= Hagerty Family Events Center =

Athletic center in Pennsylvania

The Hagerty Family Events Center is an indoor/outdoor muilti-purpose athletic center in Erie, Pennsylvania. Dollinger Field, the name of the football field, has an official seating capacity of 1,800. The Joann Mullen Gymnasium has a capacity of 1,800 seats, while the a 400-seat David M. Hallman III Aquatics Center boasts an aquatic complex consisting of an all-deep eight-lane short course competition pool as well as a shallow three-lane 25 yard warmup pool.

==History==
Until 2010, Prep played all its home football and soccer games at Erie Veterans Memorial Stadium. The Events Center is on the site of the former Gunite/EMI foundry, which closed in June 2001. Prep bought 11 acres for the events center for $450,000 in September 2007. Prep used $8.8 million in financing from three area banks to help build the center. The school was able to establish the first phase debt free and is currently working to build a 2nd phase basketball facility followed by a third phase pool facility with seating.

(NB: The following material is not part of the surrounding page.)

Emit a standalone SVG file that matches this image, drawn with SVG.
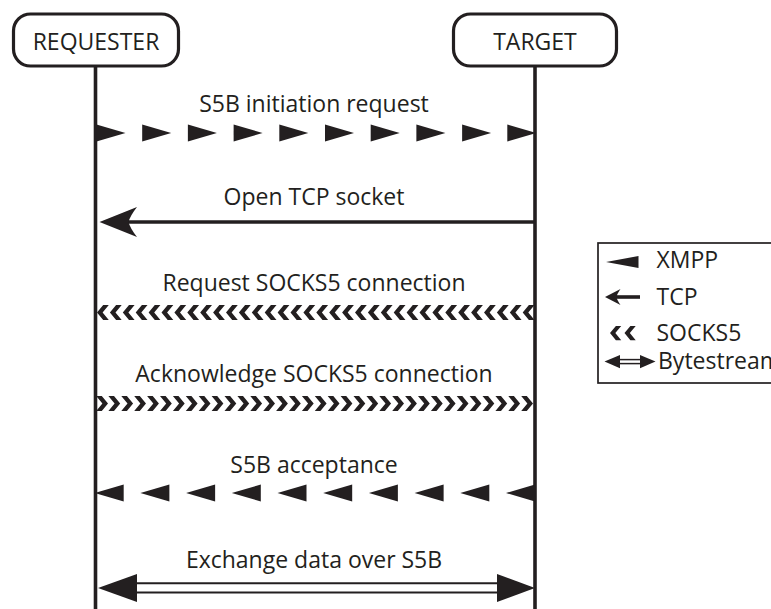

In its inaugural game on September 10, 2010, the Cathedral Prep Ramblers defeated the Central Tech Falcons 55–9. Prior to the game, the field was named after Msgr. John Dollinger who served as a Headmaster at Cathedral Prep from 1972 to 1984.

The gym and swimming facility at the complex are named the Joann Mullen Gymnasium, and the David M. Hallman III Aquatics Center.
Mullen was a longtime math teacher and the first female assistant principal and principal at Prep. She died in 2012 at the age of 72.
Hallman was a swimming standout at Prep and a 2010 graduate. He died in 2014 at age 21.

In 2018, the facility was renamed the Hagerty Family Events Center after the school's director of strategic initiatives Chris Hagerty and his family.